May 29, 2015 by henrydampier 3 Comments

The End of the Student Loan Bubble

The student loan bubble isn’t likely to end by government decree. Much like other failed lending programs, it’s likely to stop working as soon as demand for the loans abates significantly, whereas the trend over the last several years has been an enormous expansion in the demand for those loans.

The end will come due to selection effects. The people who focus on developing real job skills — and even the creative skills that college is sometimes supposed to inculcate — will continue to trounce many of the people who have shelled out for enormously expensive educations, even from some of the most prestigious universities. Parents who themselves went to college and have sent their own children through the system will continue to see that the system has degraded both in terms of the experience that it provides to students and in terms of the results that it fails to provide.

It’s not likely that any one thing — like internet college-level courses — will provide a replacement for the vast, mosty useless American education complex.
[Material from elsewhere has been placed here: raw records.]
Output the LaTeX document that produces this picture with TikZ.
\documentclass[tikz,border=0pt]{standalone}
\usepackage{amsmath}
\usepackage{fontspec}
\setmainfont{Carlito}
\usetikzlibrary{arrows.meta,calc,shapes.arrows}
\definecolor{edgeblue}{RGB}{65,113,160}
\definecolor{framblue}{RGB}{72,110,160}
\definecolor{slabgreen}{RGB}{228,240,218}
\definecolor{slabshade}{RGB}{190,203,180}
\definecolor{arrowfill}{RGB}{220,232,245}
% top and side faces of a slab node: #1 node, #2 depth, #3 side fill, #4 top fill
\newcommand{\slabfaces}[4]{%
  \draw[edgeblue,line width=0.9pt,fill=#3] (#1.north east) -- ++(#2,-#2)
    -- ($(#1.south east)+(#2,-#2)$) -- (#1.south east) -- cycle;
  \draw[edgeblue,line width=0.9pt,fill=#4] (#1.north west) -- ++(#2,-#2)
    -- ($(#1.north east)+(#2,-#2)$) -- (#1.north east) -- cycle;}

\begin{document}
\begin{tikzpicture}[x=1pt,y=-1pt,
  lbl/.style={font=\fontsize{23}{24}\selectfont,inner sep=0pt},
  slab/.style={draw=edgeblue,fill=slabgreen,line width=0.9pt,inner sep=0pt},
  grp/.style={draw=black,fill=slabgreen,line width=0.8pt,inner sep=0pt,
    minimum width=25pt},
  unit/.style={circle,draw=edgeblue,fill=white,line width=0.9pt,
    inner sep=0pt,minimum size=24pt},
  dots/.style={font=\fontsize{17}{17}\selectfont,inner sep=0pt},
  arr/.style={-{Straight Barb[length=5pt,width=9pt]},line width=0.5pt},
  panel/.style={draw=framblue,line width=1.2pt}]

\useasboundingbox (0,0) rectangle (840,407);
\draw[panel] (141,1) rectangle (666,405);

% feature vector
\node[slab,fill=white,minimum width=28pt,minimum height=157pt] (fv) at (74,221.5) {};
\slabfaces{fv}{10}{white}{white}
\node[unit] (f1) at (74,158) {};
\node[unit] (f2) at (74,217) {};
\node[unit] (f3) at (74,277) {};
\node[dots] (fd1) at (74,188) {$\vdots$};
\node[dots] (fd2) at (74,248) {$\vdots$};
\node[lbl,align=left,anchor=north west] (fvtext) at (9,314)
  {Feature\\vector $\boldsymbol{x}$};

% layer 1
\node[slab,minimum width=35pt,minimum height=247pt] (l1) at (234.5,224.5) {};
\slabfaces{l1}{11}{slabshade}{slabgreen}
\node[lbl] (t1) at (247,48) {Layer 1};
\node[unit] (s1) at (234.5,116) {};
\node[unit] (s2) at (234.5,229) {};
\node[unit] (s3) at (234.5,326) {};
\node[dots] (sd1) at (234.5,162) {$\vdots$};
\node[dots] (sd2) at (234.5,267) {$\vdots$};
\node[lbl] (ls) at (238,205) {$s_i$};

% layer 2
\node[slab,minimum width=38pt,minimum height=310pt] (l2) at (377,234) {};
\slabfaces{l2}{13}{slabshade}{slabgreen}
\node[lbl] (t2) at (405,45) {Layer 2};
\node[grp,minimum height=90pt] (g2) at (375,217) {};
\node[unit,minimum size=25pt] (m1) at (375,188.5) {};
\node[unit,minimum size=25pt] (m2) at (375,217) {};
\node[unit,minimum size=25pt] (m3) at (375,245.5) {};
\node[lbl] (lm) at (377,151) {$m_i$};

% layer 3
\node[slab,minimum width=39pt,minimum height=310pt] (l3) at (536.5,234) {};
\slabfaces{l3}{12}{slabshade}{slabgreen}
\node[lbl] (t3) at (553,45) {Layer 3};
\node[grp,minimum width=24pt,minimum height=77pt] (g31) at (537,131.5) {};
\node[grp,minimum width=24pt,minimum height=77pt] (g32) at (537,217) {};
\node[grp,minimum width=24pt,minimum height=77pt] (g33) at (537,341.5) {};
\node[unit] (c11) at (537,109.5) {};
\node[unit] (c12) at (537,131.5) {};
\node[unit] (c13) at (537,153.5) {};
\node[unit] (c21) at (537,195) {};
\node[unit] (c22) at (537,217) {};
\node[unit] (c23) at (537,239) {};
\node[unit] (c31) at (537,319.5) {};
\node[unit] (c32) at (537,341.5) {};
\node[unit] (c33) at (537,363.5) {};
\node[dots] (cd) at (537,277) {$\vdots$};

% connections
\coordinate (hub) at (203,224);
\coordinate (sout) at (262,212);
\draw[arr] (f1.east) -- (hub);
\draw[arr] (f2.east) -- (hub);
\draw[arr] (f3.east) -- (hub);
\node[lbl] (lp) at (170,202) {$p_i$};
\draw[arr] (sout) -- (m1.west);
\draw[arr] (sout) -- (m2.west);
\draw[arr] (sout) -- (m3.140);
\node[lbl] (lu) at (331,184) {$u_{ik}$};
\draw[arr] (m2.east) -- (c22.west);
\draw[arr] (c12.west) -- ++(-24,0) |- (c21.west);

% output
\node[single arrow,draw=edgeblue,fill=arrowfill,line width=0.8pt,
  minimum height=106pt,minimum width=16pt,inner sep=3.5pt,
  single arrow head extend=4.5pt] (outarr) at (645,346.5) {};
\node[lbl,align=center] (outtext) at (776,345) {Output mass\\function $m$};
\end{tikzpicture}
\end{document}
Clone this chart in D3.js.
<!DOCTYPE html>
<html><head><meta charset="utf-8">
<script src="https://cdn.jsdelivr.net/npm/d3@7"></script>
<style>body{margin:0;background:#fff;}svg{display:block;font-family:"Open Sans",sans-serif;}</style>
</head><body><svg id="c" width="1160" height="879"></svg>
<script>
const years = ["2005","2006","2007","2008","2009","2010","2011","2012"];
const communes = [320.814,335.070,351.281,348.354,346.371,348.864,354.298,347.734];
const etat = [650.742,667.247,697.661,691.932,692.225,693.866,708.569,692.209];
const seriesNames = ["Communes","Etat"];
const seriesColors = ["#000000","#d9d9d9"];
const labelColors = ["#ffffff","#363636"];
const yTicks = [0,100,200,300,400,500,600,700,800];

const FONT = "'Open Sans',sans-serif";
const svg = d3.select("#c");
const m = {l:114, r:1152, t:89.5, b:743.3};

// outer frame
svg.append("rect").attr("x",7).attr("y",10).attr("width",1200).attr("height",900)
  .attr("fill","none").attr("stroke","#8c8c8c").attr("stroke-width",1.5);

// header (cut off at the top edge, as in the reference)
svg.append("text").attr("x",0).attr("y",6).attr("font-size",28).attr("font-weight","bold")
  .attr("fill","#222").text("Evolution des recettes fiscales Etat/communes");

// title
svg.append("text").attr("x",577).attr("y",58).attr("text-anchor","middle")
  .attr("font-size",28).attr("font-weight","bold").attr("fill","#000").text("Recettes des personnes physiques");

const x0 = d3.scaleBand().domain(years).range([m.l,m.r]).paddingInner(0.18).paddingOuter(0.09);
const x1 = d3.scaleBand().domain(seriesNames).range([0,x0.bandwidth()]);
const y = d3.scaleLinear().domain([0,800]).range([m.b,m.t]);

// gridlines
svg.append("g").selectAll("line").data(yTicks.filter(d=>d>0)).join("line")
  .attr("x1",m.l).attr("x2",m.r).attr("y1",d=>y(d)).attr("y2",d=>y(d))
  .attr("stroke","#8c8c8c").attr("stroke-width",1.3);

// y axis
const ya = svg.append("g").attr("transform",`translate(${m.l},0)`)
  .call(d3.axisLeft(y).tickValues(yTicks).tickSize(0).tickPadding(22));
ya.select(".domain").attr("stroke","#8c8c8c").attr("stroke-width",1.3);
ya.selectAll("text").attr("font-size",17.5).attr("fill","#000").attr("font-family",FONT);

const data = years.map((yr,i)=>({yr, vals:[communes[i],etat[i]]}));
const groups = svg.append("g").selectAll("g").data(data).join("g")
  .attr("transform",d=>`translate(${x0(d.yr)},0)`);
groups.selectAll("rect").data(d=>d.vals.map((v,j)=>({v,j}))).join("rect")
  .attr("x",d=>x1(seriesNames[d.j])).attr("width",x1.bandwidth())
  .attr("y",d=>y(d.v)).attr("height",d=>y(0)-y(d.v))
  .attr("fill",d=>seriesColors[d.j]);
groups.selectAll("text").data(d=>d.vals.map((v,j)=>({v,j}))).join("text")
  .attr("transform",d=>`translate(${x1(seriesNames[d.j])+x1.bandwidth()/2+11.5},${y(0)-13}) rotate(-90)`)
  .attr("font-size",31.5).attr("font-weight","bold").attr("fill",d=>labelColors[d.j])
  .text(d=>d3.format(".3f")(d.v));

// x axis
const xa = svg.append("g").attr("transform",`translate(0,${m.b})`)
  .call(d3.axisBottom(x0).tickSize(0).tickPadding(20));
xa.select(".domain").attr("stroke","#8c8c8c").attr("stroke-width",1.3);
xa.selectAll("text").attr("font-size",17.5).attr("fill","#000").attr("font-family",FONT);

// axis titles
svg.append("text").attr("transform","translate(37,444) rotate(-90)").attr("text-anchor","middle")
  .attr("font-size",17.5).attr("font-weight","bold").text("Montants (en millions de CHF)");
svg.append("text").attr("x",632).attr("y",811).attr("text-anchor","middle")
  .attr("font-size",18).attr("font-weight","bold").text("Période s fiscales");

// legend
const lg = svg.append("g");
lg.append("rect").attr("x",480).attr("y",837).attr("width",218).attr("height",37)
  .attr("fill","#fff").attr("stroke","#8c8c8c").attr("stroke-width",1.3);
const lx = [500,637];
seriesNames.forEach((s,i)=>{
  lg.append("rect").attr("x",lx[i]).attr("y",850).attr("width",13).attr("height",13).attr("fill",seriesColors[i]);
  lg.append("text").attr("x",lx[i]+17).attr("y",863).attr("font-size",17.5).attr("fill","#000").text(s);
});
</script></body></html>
Instead, institutions which have relied on ever increasing numbers of eager borrowers will begin to fail. The maintenance costs on extravagant campuses will not be able to bear decreasing enrollments. The huge payrolls of administrative staffs will not be supportable given even a dip in the overall increase in the interest in higher education.

The reversal isn’t that likely to be dramatic and sudden throughout the entire system. What’s more likely are local failures throughout the system, which will eventually cascade into a larger and more obvious failure. What the government might do in response to that is anyone’s guess. The record of the last 40 years suggests that the state will just try to lower the standards even further, increase enrollment even more, and reward failure with more enormous sums of money.

The changes in popular opinion over the last 10 years, though, while difficult to quantify, suggests that there’s more likely to be a contraction, but the stupidity of the bureaucratic left has been known to surprise.

None of this is particularly a problem for us or likely any of you. The more relevant question is what can pick up the shift in demand. The pat answer might be that ‘more people will go into the trades,’ but those trades can only absorb so many of the enormous numbers of largely useless graduates.

Rather than try to come up with a solution that works for the country as a whole — which would be impossible — it’s better to think more in terms of what you would do to increase the chances of your children succeeding. Historically, in times of serious resource restriction, a couple ways to handle that were:

  1. Strict gender roles
  2. Sending your children off to work for already established people

Some combination of both works well for people of all potentials, levels of intelligence, and most levels of scrupulousness. There’s no need to get more complex or institutionally-minded than that. There’s no grand proposal that can end the widespread middle class norms of extended ‘adolescence’ — but we can promote norms of early adult responsibility to counteract the errors of the last century.